Direction — Skip every picture, and extract verbatim the lines from the line containing "Generate a Python" to the line containing "0.1, 0.0, 0.2, 0.0, 0.1, 0.0, 0.0, 0.1, 0.0, 0.0]", both lines included.

Data items:
◇ ◇ ◇
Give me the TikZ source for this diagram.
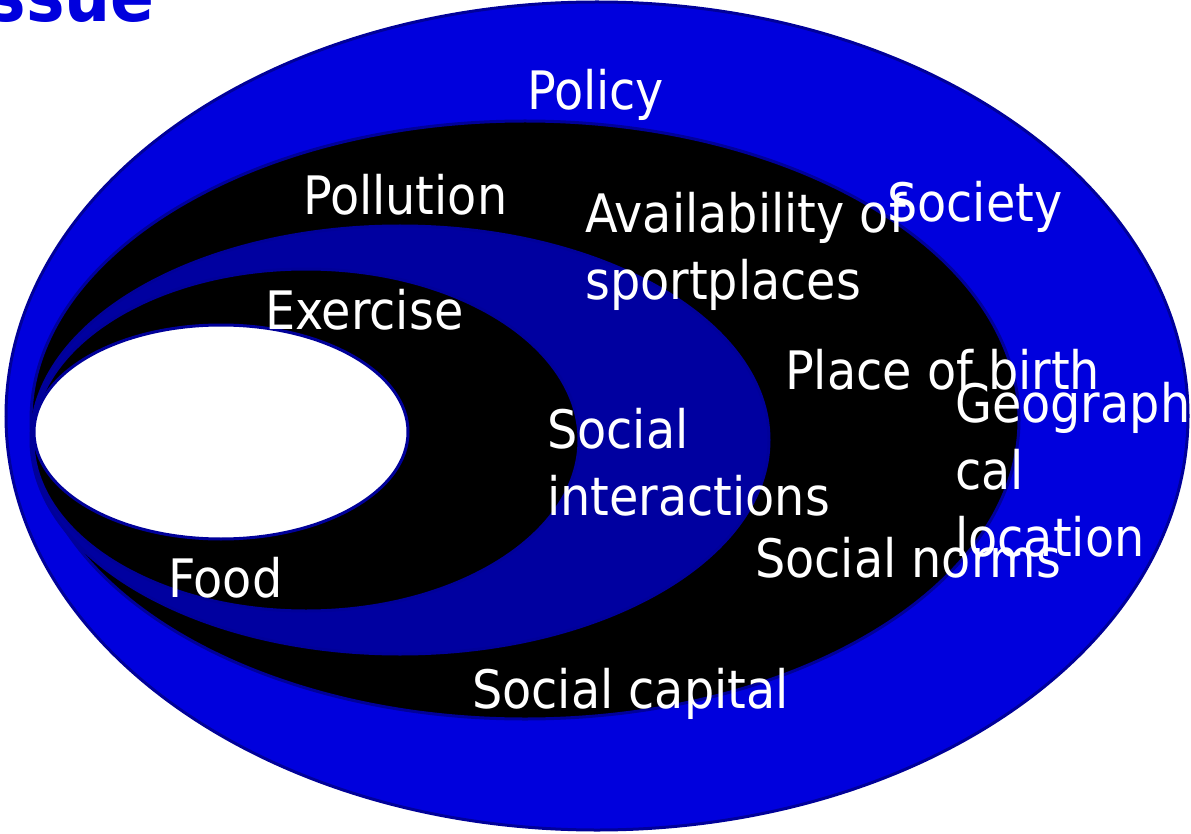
\documentclass[tikz,border=0pt]{standalone}
\usepackage{fontspec}
\setmainfont{DejaVu Sans Condensed}
\definecolor{ringblue}{HTML}{0000DD}
\definecolor{deepblue}{HTML}{0000A0}
\definecolor{edgeblue}{HTML}{000099}
\tikzset{
    layer/.style={draw=edgeblue, line width=3pt}, % outline of every ring
    lbl/.style={text=white, font=\fontsize{53}{67}\selectfont, inner sep=0pt, anchor=base west, align=left}, % white ring labels
}
\begin{document}
\begin{tikzpicture}[x=1pt, y=-1pt]
    \useasboundingbox (0,0) rectangle (1191,834);
    % rings, outermost first
    \filldraw[layer, fill=ringblue] (597,416) ellipse [x radius=591, y radius=414];
    \filldraw[layer, fill=black] (525,420) ellipse [x radius=494, y radius=299];
    \filldraw[layer, fill=deepblue] (400,440) ellipse [x radius=369, y radius=214];
    \filldraw[layer, fill=black] (306,440) ellipse [x radius=273, y radius=171];
    \filldraw[layer, fill=white] (221,432) ellipse [x radius=187, y radius=107];
    % labels (base anchor of a wrapped label sits on its last line)
    \node[text=ringblue, font=\fontsize{72}{80}\selectfont\bfseries, anchor=base east, inner sep=0pt] (title) at (155,22) {ssue};
    \node[lbl] (policy) at (527,110) {Policy};
    \node[lbl] (society) at (887,222) {Society};
    \node[lbl] (pollution) at (303,215) {Pollution};
    \node[lbl] (avail) at (585,300) {Availability of\\sportplaces};
    \node[lbl] (birth) at (785,389) {Place of birth};
    \node[lbl] (geo) at (955,556) {Geographi\\cal\\location};
    \node[lbl] (exercise) at (265,330) {Exercise};
    \node[lbl] (interact) at (547,515) {Social\\interactions};
    \node[lbl] (norms) at (755,577) {Social norms};
    \node[lbl] (food) at (168,597) {Food};
    \node[lbl] (capital) at (472,708) {Social capital};
\end{tikzpicture}
\end{document}
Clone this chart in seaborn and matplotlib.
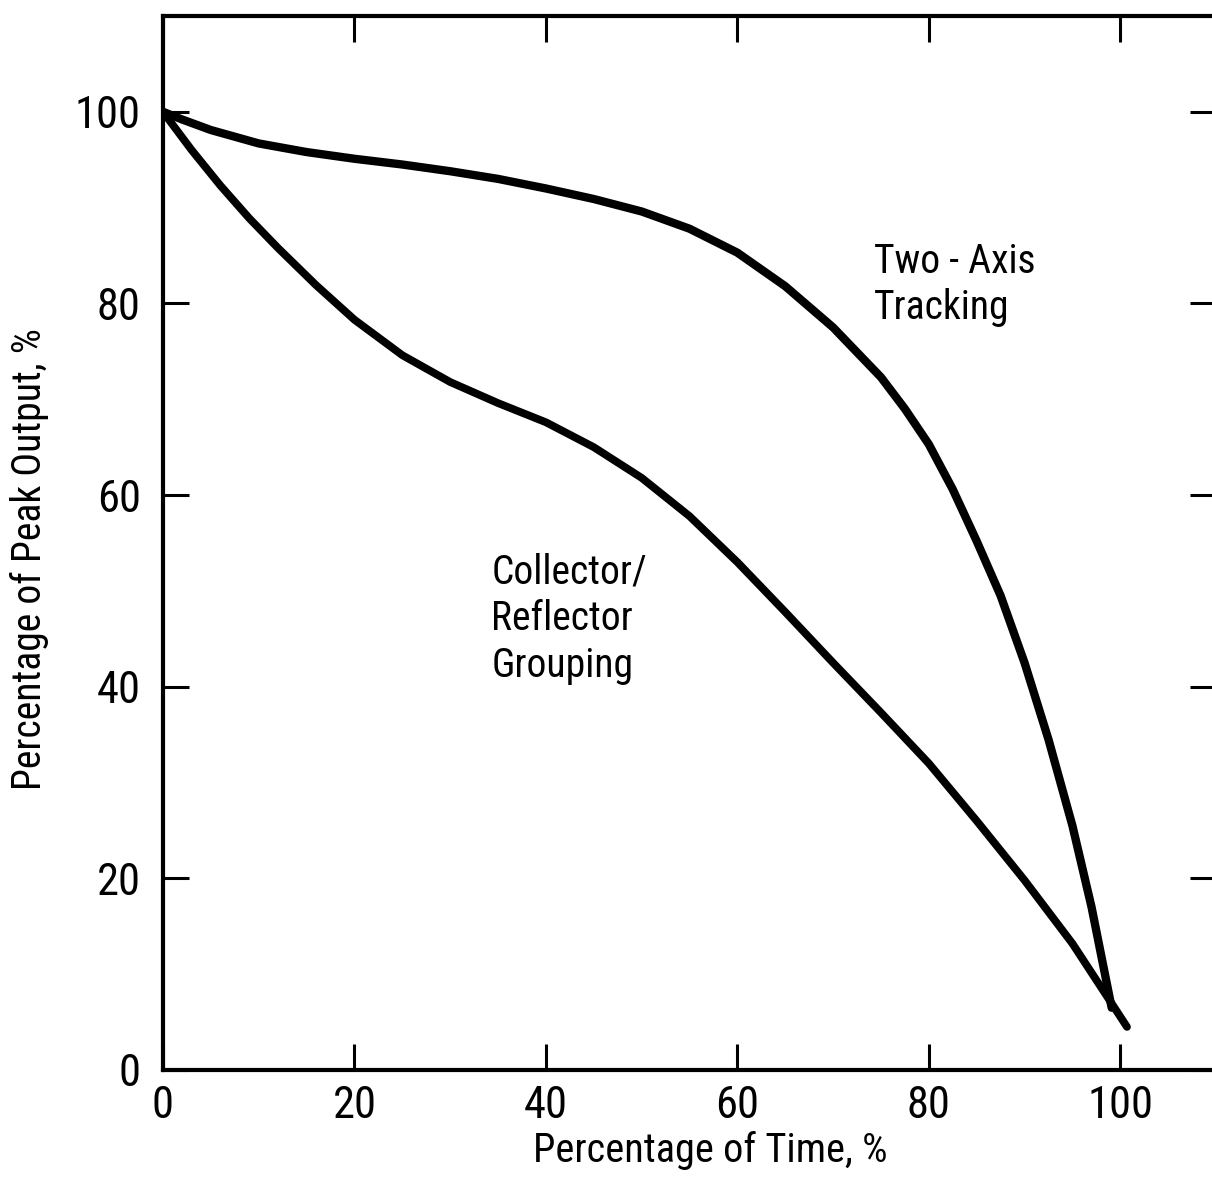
import matplotlib
matplotlib.use("Agg")
import matplotlib.pyplot as plt
import seaborn as sns
import pandas as pd

# Two-Axis Tracking curve
two_axis_x = [0, 2, 5, 10, 15, 20, 25, 30, 35, 40, 45, 50, 55, 60, 65, 70, 75, 77.5, 80, 82.5, 85, 87.5, 90, 92.5, 95, 97, 99.1]
two_axis_y = [100, 99.2, 98.1, 96.7, 95.8, 95.1, 94.5, 93.8, 93.0, 92.0, 90.9, 89.6, 87.8, 85.3, 81.8, 77.5, 72.3, 69.0, 65.3, 60.6, 55.2, 49.5, 42.5, 34.5, 25.5, 17.0, 6.5]

# Collector/Reflector Grouping curve
grouping_x = [0, 3, 6, 9, 12, 16, 20, 25, 30, 35, 40, 45, 50, 55, 60, 65, 70, 75, 80, 85, 90, 95, 99, 100.7]
grouping_y = [100, 96.0, 92.3, 88.9, 85.8, 81.9, 78.3, 74.6, 71.8, 69.6, 67.6, 65.0, 61.8, 57.8, 53.0, 47.8, 42.5, 37.3, 32.0, 26.0, 19.8, 13.2, 7.1, 4.5]

ticks = [0, 20, 40, 60, 80, 100]
tick_labels = ["0", "20", "40", "60", "80", "100"]

sns.set_style("ticks")
plt.rcParams["font.family"] = ["Roboto Condensed", "Liberation Sans Narrow", "DejaVu Sans"]
plt.rcParams["font.stretch"] = "condensed"
plt.rcParams["text.color"] = "black"
plt.rcParams["axes.labelcolor"] = "black"
plt.rcParams["xtick.color"] = "black"
plt.rcParams["ytick.color"] = "black"

fig = plt.figure(figsize=(12.12, 11.77), dpi=100)
ax = fig.add_axes([163 / 1212, 107 / 1177, 1053 / 1212, 1054 / 1177])

df1 = pd.DataFrame({"x": two_axis_x, "y": two_axis_y})
df2 = pd.DataFrame({"x": grouping_x, "y": grouping_y})
sns.lineplot(data=df1, x="x", y="y", ax=ax, sort=False, estimator=None,
             color="black", linewidth=6, solid_joinstyle="round", solid_capstyle="round")
sns.lineplot(data=df2, x="x", y="y", ax=ax, sort=False, estimator=None,
             color="black", linewidth=5.6, solid_joinstyle="round", solid_capstyle="round")

ax.set_xlim(0, 110)
ax.set_ylim(0, 110)
ax.set_xticks(ticks)
ax.set_xticklabels(tick_labels)
ax.set_yticks(ticks)
ax.set_yticklabels(tick_labels)

for s in ax.spines.values():
    s.set_visible(True)
    s.set_linewidth(3)
    s.set_color("black")

ax.tick_params(axis="both", direction="in", length=19, width=2.2, color="black",
               labelcolor="black", top=True, right=True, labelsize=32)
ax.tick_params(axis="x", pad=11)
ax.tick_params(axis="y", pad=16)

ax.set_xlabel("Percentage of Time, %", fontsize=29)
ax.set_ylabel("Percentage of Peak Output, %", fontsize=28.5)
ax.xaxis.set_label_coords(0.52, -0.058)
ax.yaxis.set_label_coords(-0.108, 0.485)

ax.text(74.3, 83.2, "Two - Axis", fontsize=28.5, ha="left", va="baseline")
ax.text(74.3, 78.4, "Tracking", fontsize=28.5, ha="left", va="baseline")
ax.text(34.3, 50.8, "Collector/", fontsize=28.5, ha="left", va="baseline")
ax.text(34.3, 45.9, "Reflector", fontsize=28.5, ha="left", va="baseline")
ax.text(34.3, 41.0, "Grouping", fontsize=28.5, ha="left", va="baseline")

fig.savefig("out.png", dpi=100)
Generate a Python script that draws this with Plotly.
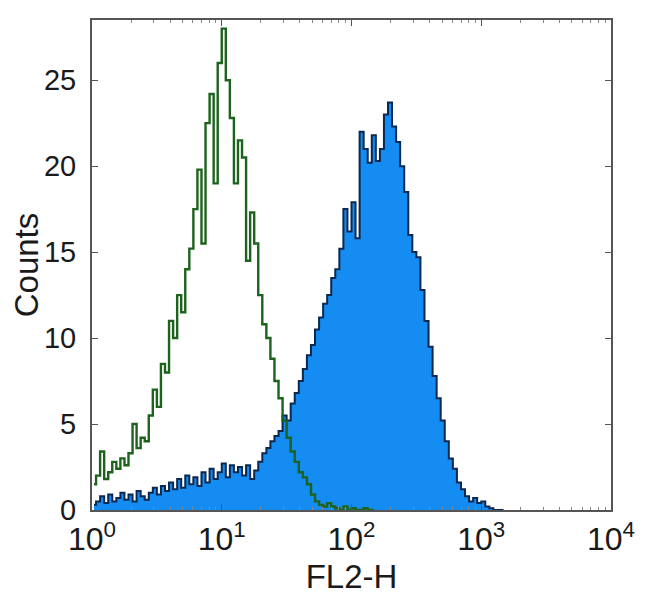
import plotly.graph_objects as go

# Histogram bins: log10 start and width (decades per bin)
BIN_LOG_START = 0.0
BIN_LOG_WIDTH = 1.0 / 32

# Isotype control (green outline)
green_counts = [1.5, 2.0, 3.4, 1.8, 2.2, 2.8, 2.4, 3.0, 2.6, 3.3,
                5.0, 3.6, 4.2, 4.0, 5.5, 7.0, 6.0, 8.5, 8.0, 11.0,
                10.0, 12.5, 11.5, 14.0, 15.2, 17.5, 19.8, 15.5, 22.5, 24.2,
                19.0, 26.0, 28.0, 25.0, 22.8, 19.0, 21.5, 20.5, 14.5, 17.3,
                15.5, 12.5, 10.8, 10.0, 8.8, 7.5, 6.5, 5.2, 4.2, 3.4,
                2.8, 2.2, 1.9, 1.5, 0.9, 0.5, 0.3, 0.2, 0.4, 0.2,
                0.1, 0.0, 0.2, 0.0, 0.1, 0.0, 0.0, 0.1, 0.0, 0.0]

# Stained sample (blue filled)
blue_counts = [0.3, 0.5, 0.8, 0.4, 0.9, 0.5, 0.7, 1.0, 0.6, 0.9,
               0.5, 1.1, 0.8, 0.6, 1.0, 1.3, 0.9, 1.4, 1.1, 1.6,
               1.2, 1.8, 1.3, 2.0, 1.5, 1.9, 1.4, 2.2, 1.6, 2.4,
               1.8, 2.2, 2.7, 1.9, 2.6, 2.2, 2.5, 2.0, 2.6, 1.8,
               2.3, 2.8, 3.3, 3.6, 4.0, 4.3, 4.6, 5.5, 5.2, 6.2,
               6.8, 7.5, 8.2, 9.0, 9.6, 10.5, 11.2, 12.0, 12.5, 13.5,
               14.0, 15.2, 17.5, 16.2, 17.9, 15.8, 22.0, 21.0, 20.2, 21.8,
               20.3, 21.0, 23.0, 23.7, 22.3, 21.4, 20.0, 18.5, 16.0, 15.0,
               14.7, 12.8, 11.0, 9.5, 7.8, 6.5, 5.2, 4.0, 3.0, 2.4,
               1.6, 1.2, 0.8, 0.5, 0.7, 0.4, 0.5, 0.2, 0.1, 0.0,
               0.0, 0.0]

x_tickvals = [1, 10, 100, 1000, 10000]
x_ticktext = ["10<sup>0</sup>", "10<sup>1</sup>", "10<sup>2</sup>", "10<sup>3</sup>", "10<sup>4</sup>"]
y_tickvals = [0, 5, 10, 15, 20, 25]


def centers(n):
    return [10 ** (BIN_LOG_START + BIN_LOG_WIDTH * (i + 0.5)) for i in range(n)]


fig = go.Figure()
fig.add_trace(go.Scatter(
    x=centers(len(blue_counts)), y=blue_counts, mode="lines",
    line=dict(color="#0a2850", width=2, shape="hvh"),
    fill="tozeroy", fillcolor="#148cf2", showlegend=False))
fig.add_trace(go.Scatter(
    x=centers(len(green_counts)), y=green_counts, mode="lines",
    line=dict(color="#1d621d", width=2.4, shape="hvh"),
    showlegend=False))

FAMILY = "Liberation Sans, Arial, sans-serif"
COLOR = "#1a1a1a"

fig.update_layout(
    width=650, height=616,
    margin=dict(l=84, r=47, t=10, b=114),
    paper_bgcolor="white", plot_bgcolor="white",
    font=dict(family=FAMILY, size=28, color=COLOR),
)
fig.update_xaxes(
    type="log", range=[0, 4],
    tickvals=x_tickvals, ticktext=x_ticktext,
    ticks="inside", ticklen=6, tickcolor="#555555",
    minor=dict(ticks="inside", ticklen=3, tickcolor="#888888", dtick="D1"),
    showline=True, linecolor="#555555", linewidth=2, mirror="ticks",
    showgrid=False, zeroline=False,
    title=dict(text="FL2-H", standoff=8, font=dict(family=FAMILY, size=33, color=COLOR)),
    tickfont=dict(family=FAMILY, size=32, color=COLOR),
)
fig.update_yaxes(
    range=[0, 28.5], tickvals=y_tickvals,
    ticks="inside", ticklen=6, tickcolor="#555555",
    showline=True, linecolor="#555555", linewidth=2, mirror="ticks",
    showgrid=False, zeroline=False,
    ticklabelstandoff=8,
    title=dict(text="Counts", standoff=2, font=dict(family=FAMILY, size=33, color=COLOR)),
    tickfont=dict(family=FAMILY, size=29, color=COLOR),
)

fig.write_html("out.html")
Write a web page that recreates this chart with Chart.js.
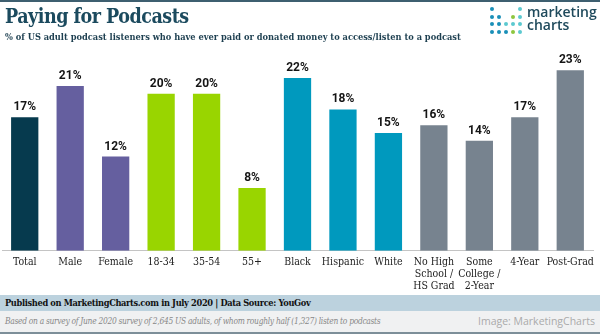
◇ ◇ ◇
Finished answer —
Generate a Python script that draws this with Plotly.
import plotly.graph_objects as go

# Histogram bins: log10 start and width (decades per bin)
BIN_LOG_START = 0.0
BIN_LOG_WIDTH = 1.0 / 32

# Isotype control (green outline)
green_counts = [1.5, 2.0, 3.4, 1.8, 2.2, 2.8, 2.4, 3.0, 2.6, 3.3,
                5.0, 3.6, 4.2, 4.0, 5.5, 7.0, 6.0, 8.5, 8.0, 11.0,
                10.0, 12.5, 11.5, 14.0, 15.2, 17.5, 19.8, 15.5, 22.5, 24.2,
                19.0, 26.0, 28.0, 25.0, 22.8, 19.0, 21.5, 20.5, 14.5, 17.3,
                15.5, 12.5, 10.8, 10.0, 8.8, 7.5, 6.5, 5.2, 4.2, 3.4,
                2.8, 2.2, 1.9, 1.5, 0.9, 0.5, 0.3, 0.2, 0.4, 0.2,
                0.1, 0.0, 0.2, 0.0, 0.1, 0.0, 0.0, 0.1, 0.0, 0.0]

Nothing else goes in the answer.